UNITED NATIONS, March 29 (Xinhua) -- There is still much more to do to increase the number of women in the ranks of the UN peacekeeping missions, said Hollywood actress Angelina Jolie on Friday at the UN Headquarters in New York.
Jolie, a special envoy for the UN Refugee Agency (UNHCR), addressed a UN peacekeeping conference that brought together dozens of defense ministers and hundreds of delegates.
Noting that she met some "formidable female peacekeepers," Jolie said that increasing the number of women "cannot come soon enough for the effectiveness and impact of peacekeeping missions."
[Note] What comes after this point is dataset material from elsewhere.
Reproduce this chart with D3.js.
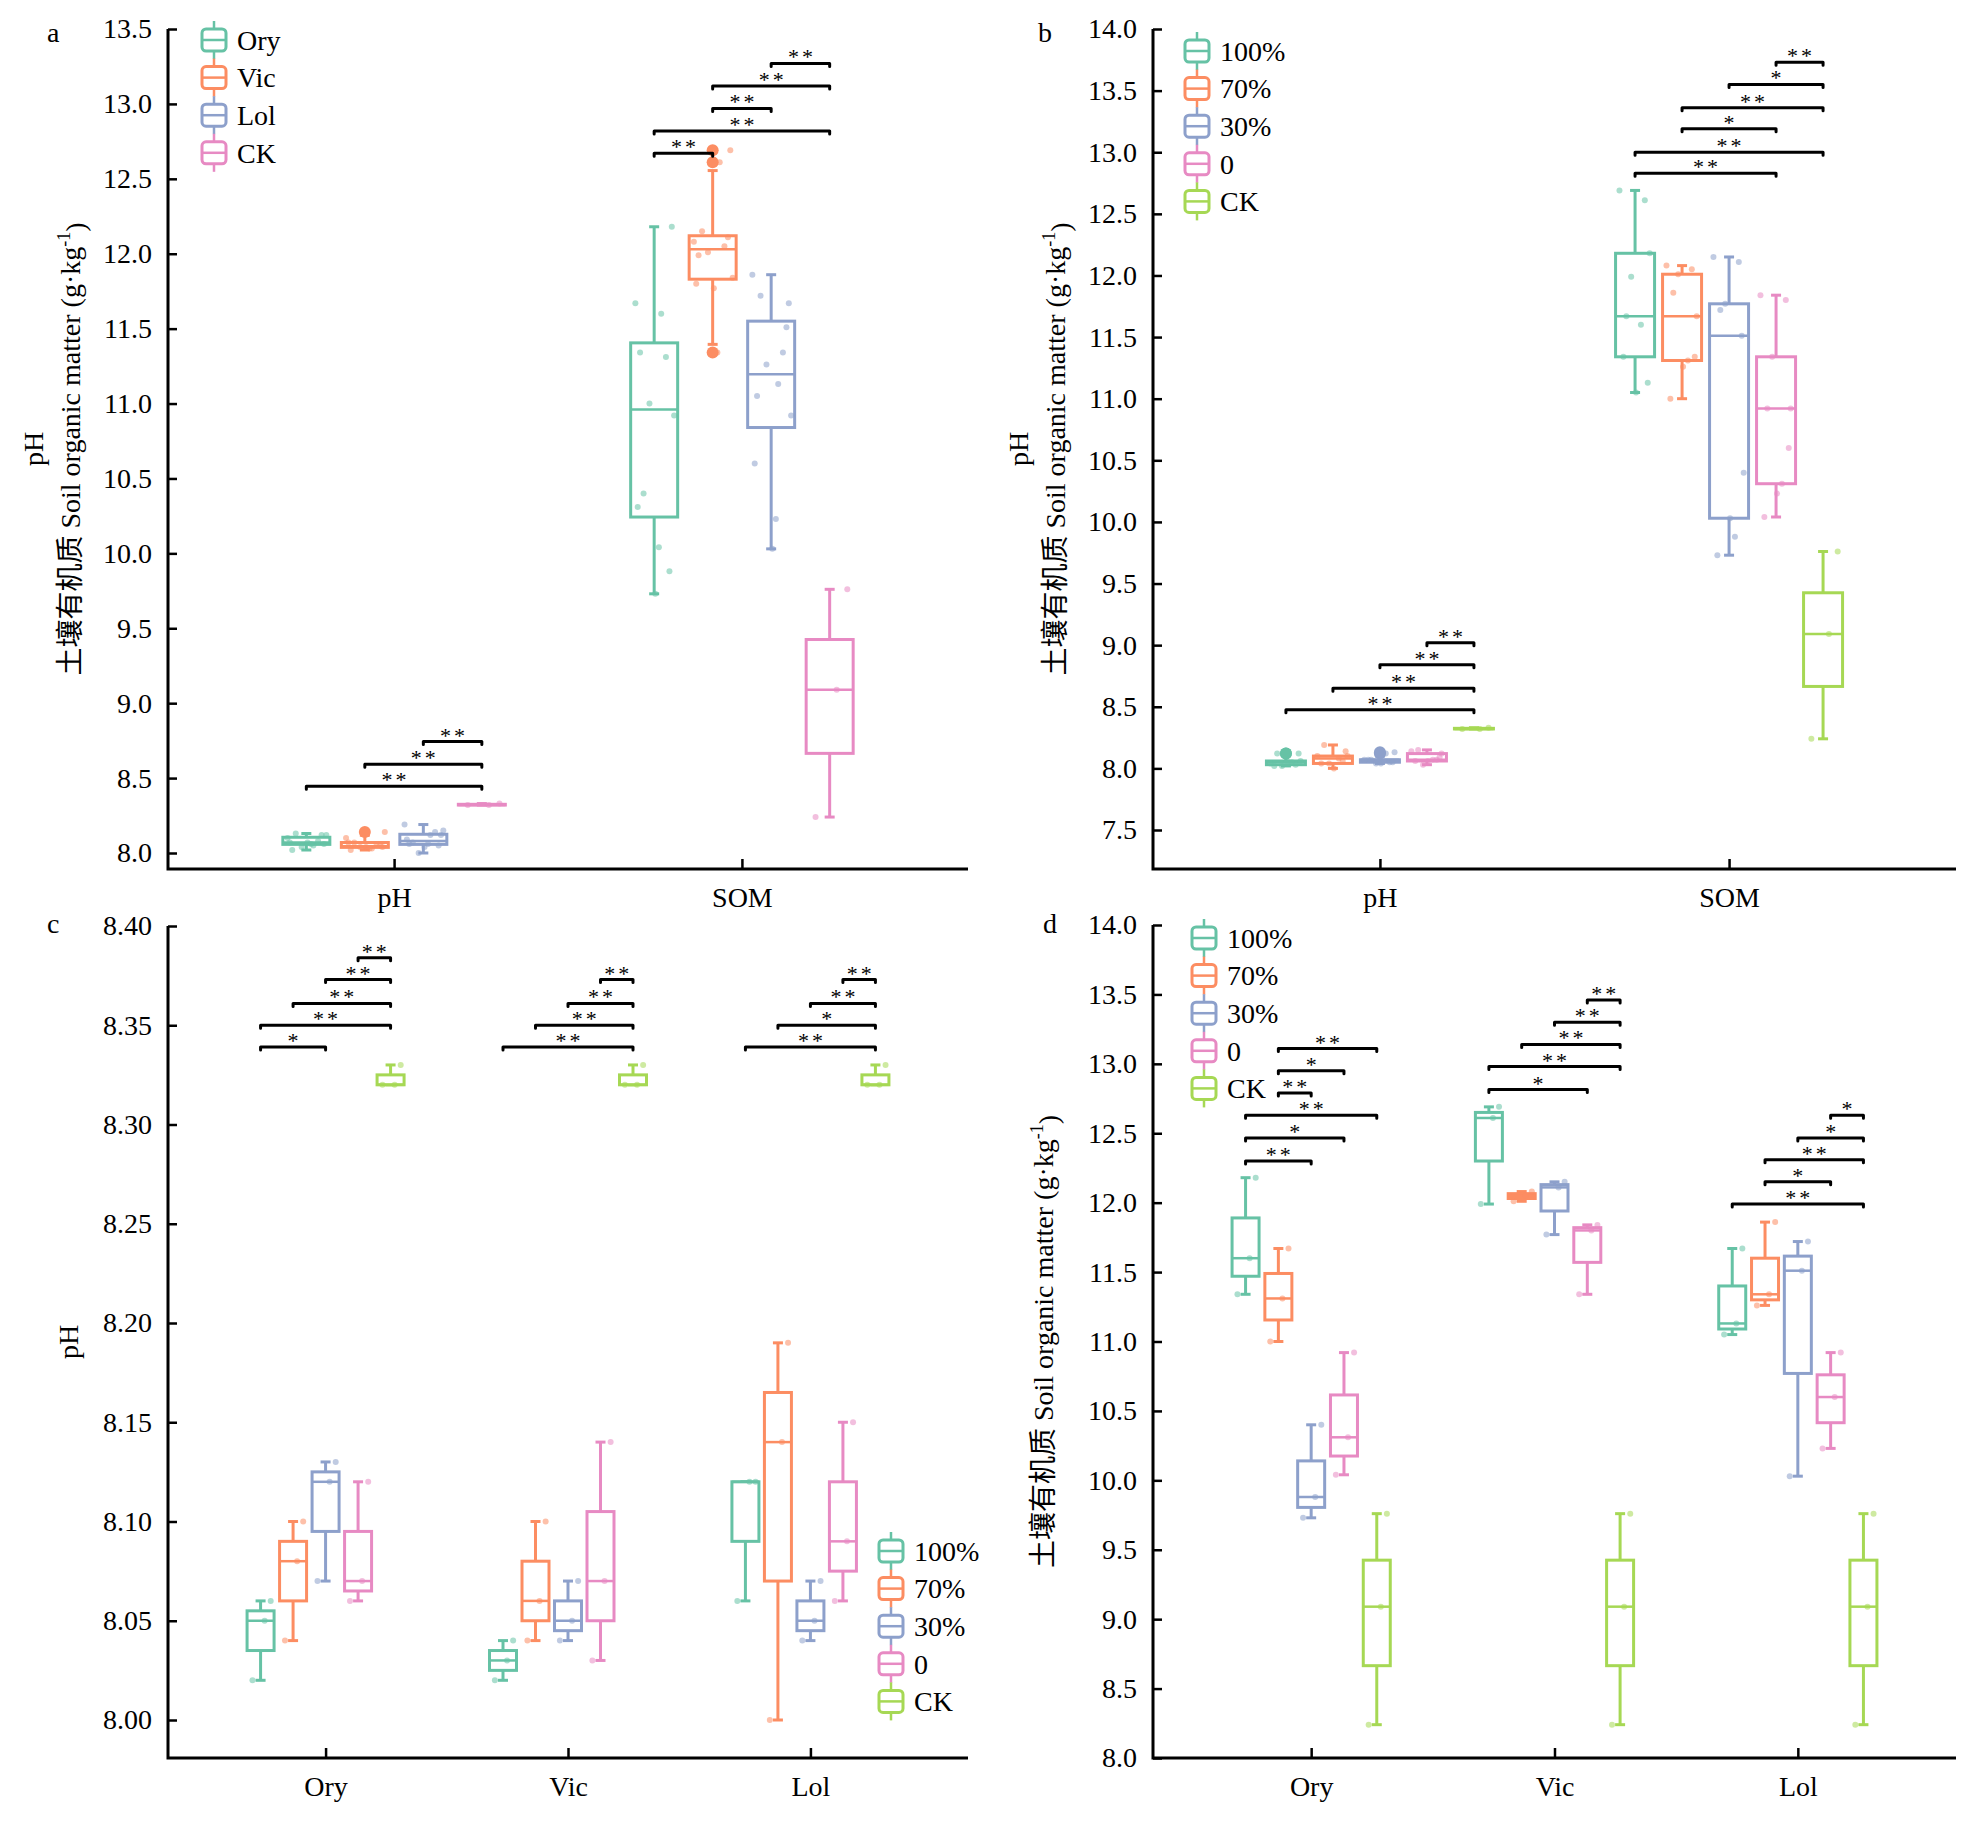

The 43-year-old Oscar winner applauded that the number of women peacekeepers is on the rise, with African nations in particular leading the way. "There are more gender advisers on UN missions, although still not enough."
Women themselves are protectors as mothers and peacekeepers and human rights defenders, and they are already contributing to peace of the world without recognition or glory, because it comes naturally to them, she added.
There are countless examples of women rising, taking leadership, taking their destiny into their own hands around the world, said Jolie, lamenting women and girls are, however, still the majority of the victims of war.
"They are over half of all refugees and the vast majority of the victims of rape and other sexual and gender-based violence. Women are at the absolute epicenter of modern conflict, in the worst possible sense," she said.
As long as society continues to put almost every other issue ahead of women's rights and participation, the world will remain stuck in a cycle of violence and conflict, she said.
Also attending Friday's conference, UN Secretary-General Antonio Guterres said that a strategy will be presented to the Security Council next month to increase the number of female peacekeepers.
The UN chief said that it is "unacceptable" only 4 percent of the military peacekeepers are women in 2019.